Also, I'm probably just misunderstanding, but what is the purpose of using all white walls as opposed to a traditional green or blue walls?
The colour of the walls themselves doesn't matter, what matters is that the subject is being lit evenly from all sides.
e.g. with the T-pose example, the subject is lit from above, but shadowed from below. If you place the subject in a glowing white box before capturing them, then they'll be lit from every side, which makes the resulting photo-data easier to work with (it's less work for your artists to try and "un-paint" the lighting).
I don't know if this has been tried before but even it has, is there any hardware and game engine that could handle fluid unoticeable switching between said 'light and shadow maps' (sorry, I'm not shure of technical terms yet) based on the orietation of the the games 'camera' and how the player sees the game objects? I'm sure this would be a lot of work though.
A device for capturing that data -- what a surface looks like for each viewing angle, and for each lighting angle -- is called a Goniophotometer. They're used in scientific research mostly.
In theory, if you could capture every part of an actor using one of these, then you could use that data for very realistic rendering! For each point, you basically have a 2D array of colour values, where one axis in the array is the viewing angle, and the other axis is the lighting angle. You have one of these 2D arrays for each point in the photo-data set, which gives you a massive 3D array. The amount of data in this array would be immense, so it's not at all practical... But in theory, it would allow you to have completely realistic lighting for your object, with the lighting code looking as simple as fetching the right colour out of the array:
litColour = photoData[position][viewingDirection][lightDirection]

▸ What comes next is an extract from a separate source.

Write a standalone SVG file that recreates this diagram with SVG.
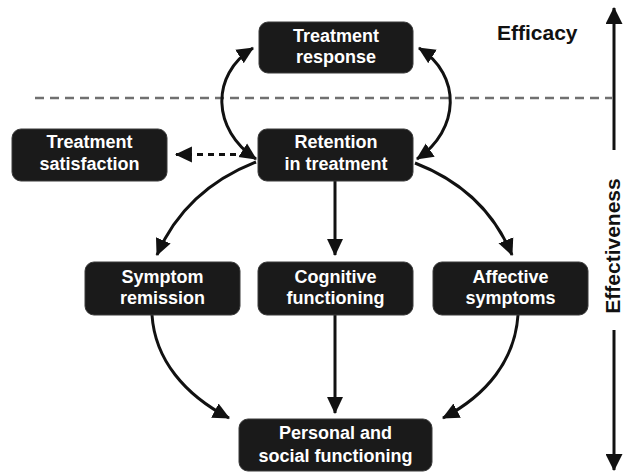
<svg xmlns="http://www.w3.org/2000/svg" width="623" height="472" viewBox="0 0 623 472">
<style>
.box{fill:#1a1a1a;stroke:#3a3a3a;stroke-width:1}
.lbl{font-family:"Liberation Sans",Arial,sans-serif;font-weight:bold;font-size:18px;fill:#ffffff;text-anchor:middle}
.side{font-family:"Liberation Sans",Arial,sans-serif;font-weight:bold;font-size:21px;fill:#111111}
.con{fill:none;stroke:#111111;stroke-width:3}
</style>
<defs>
<marker id="ah" markerUnits="userSpaceOnUse" markerWidth="17" markerHeight="17" viewBox="0 0 16 15" refX="15" refY="7.5" orient="auto-start-reverse">
<path d="M0,0 L16,7.5 L0,15 z" fill="#111111"/>
</marker>
<marker id="ahb" markerUnits="userSpaceOnUse" markerWidth="17" markerHeight="17" viewBox="0 0 16 16" refX="15" refY="8" orient="auto-start-reverse">
<path d="M0,0 L16,8 L0,16 z" fill="#111111"/>
</marker>
</defs>
<rect width="623" height="472" fill="#ffffff"/>
<line x1="35" y1="98" x2="612" y2="98" stroke="#707070" stroke-width="2.5" stroke-dasharray="9 6"/>
<g id="connectors">
<path class="con" d="M256,159 C212,130 210,75 253,48" marker-start="url(#ah)" marker-end="url(#ah)"/>
<path class="con" d="M417,159 C460,130 462,75 419,48" marker-start="url(#ah)" marker-end="url(#ah)"/>
<path class="con" d="M236,154.5 L176,154.5" stroke-dasharray="6 5" marker-end="url(#ah)"/>
<path class="con" d="M256,162 Q185,190 157,255" marker-end="url(#ah)"/>
<path class="con" d="M415,163 Q485,190 512,255" marker-end="url(#ah)"/>
<path class="con" d="M335,181 L335,255" marker-end="url(#ah)"/>
<path class="con" d="M335,315 L335,413" marker-end="url(#ah)"/>
<path class="con" d="M152,315 C155,360 185,395 229,418" marker-end="url(#ah)"/>
<path class="con" d="M518,315 C515,360 487,395 443,418" marker-end="url(#ah)"/>
<path class="con" d="M614,150 L614,8" marker-end="url(#ahb)"/>
<path class="con" d="M614,330 L614,470" marker-end="url(#ahb)"/>
</g>
<g id="response"><rect class="box" x="259" y="22" width="154" height="51" rx="9"/><text class="lbl" x="336" y="42">Treatment</text><text class="lbl" x="336" y="63">response</text></g>
<g id="retention"><rect class="box" x="258" y="129" width="155" height="52" rx="9"/><text class="lbl" x="336" y="148">Retention</text><text class="lbl" x="336" y="170">in treatment</text></g>
<g id="satisfaction"><rect class="box" x="12" y="129" width="155" height="52" rx="9"/><text class="lbl" x="89.5" y="148">Treatment</text><text class="lbl" x="89.5" y="170">satisfaction</text></g>
<g id="symptom"><rect class="box" x="85" y="262" width="155" height="53" rx="9"/><text class="lbl" x="162.5" y="283">Symptom</text><text class="lbl" x="162.5" y="304">remission</text></g>
<g id="cognitive"><rect class="box" x="258" y="262" width="155" height="53" rx="9"/><text class="lbl" x="335.5" y="283">Cognitive</text><text class="lbl" x="335.5" y="304">functioning</text></g>
<g id="affective"><rect class="box" x="433" y="262" width="155" height="53" rx="9"/><text class="lbl" x="510.5" y="283">Affective</text><text class="lbl" x="510.5" y="304">symptoms</text></g>
<g id="personal"><rect class="box" x="239" y="419" width="193" height="52" rx="9"/><text class="lbl" x="335.5" y="439">Personal and</text><text class="lbl" x="335.5" y="462">social functioning</text></g>
<text class="side" x="497" y="40">Efficacy</text>
<text class="side" text-anchor="middle" transform="translate(620,246) rotate(-90)">Effectiveness</text>
</svg>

Mitsubishi Electric Research Laboratories actually has a database of material data like this that they've collected with their own Goniophotometer -- however, each material only has the equivalent of a single pixel/position captured, and most of their materials are different kinds of paints -- not human skin!
If you're trying to recreate realistic images of automotive paints, however, then their data is very useful
Because these kinds of data-sets are too big to feasibly use, we instead try to approximate them using mathematical formulas, which we call BRDF's, e.g. the typical, basic one for non-glossy surfaces, used in almost every game is:
litColor = color * cos(lightAngle) * lightColor
That produces typical lighting results, but with no "specular reflections" (aka highlights, or sheen).
Back to your quote -- instead of using a full Goniophotometer, you could just capture the person once standing in a white room, then capture them again in the same room with the lights on only 10%, and then use some code like this to either choose one version or the other, depending on whether the light is above or behind the surface:
factor = cos(lightAngle)
litColor = (brightRoomColor * factor) + (darkRoomColor * (1-factor))
However, as above, this formula only takes the light-angle into account, not the viewer-angle, which means there's no view-dependent highlights/sheen/specular-reflections.
I'm pretty sure in the game you linked to originally, they've just captured their actors under uniform lighting (e.g. in a white room), and then have added shadow gradients to them using the 'typical, basic BRDF' above. Any sheen/highlights are probably contained in the photographs, and don't move according to where the camera is.
why is it that as realistic as games are starting to look today (such evidenced by that in-engine render of the face you posted), that even realtime gameplay is still discernable to the naked eye between simulated and real-world (such as the game Ryse)? Graphically speaking of course. I imagine it has to to with the lighting and ray tracing, and correct me if I'm wrong here. Whatever the reason, realtime graphics have not been perfected when it comes to gameplay as of yet.
Keep in mind with that face demo, they were just showing off a scene with just that head in it, with nothing else -- this means they could dedicate 100% of the processing time to just drawing the skin. Normally in a game you've got to spend some time drawing the environment, other characters, special effects, etc...
Depending on how much stuff a game has to draw, it will have to adjust the level of quality it can achieve on each object. There's only so much processing-time and memory to go around.
As for realistic images -- even with the best film-quality computer-graphics, you're often still able to spot that an image is computer-generated instead of real... And for film, you can spend an hour rendering out each frame using supercomputers, whereas with games, we've only got about 30 milliseconds to draw each frame!
 You might also be interested in checking out LA Noire -- They use 3D mesh + colour reconstruction from photography, like the soldier above, however, instead of still photos, they used actual video, to create animated captures of people's faces. They play these back as "video" files in the game, which recreates all the real colours and deformation of the actor's faces.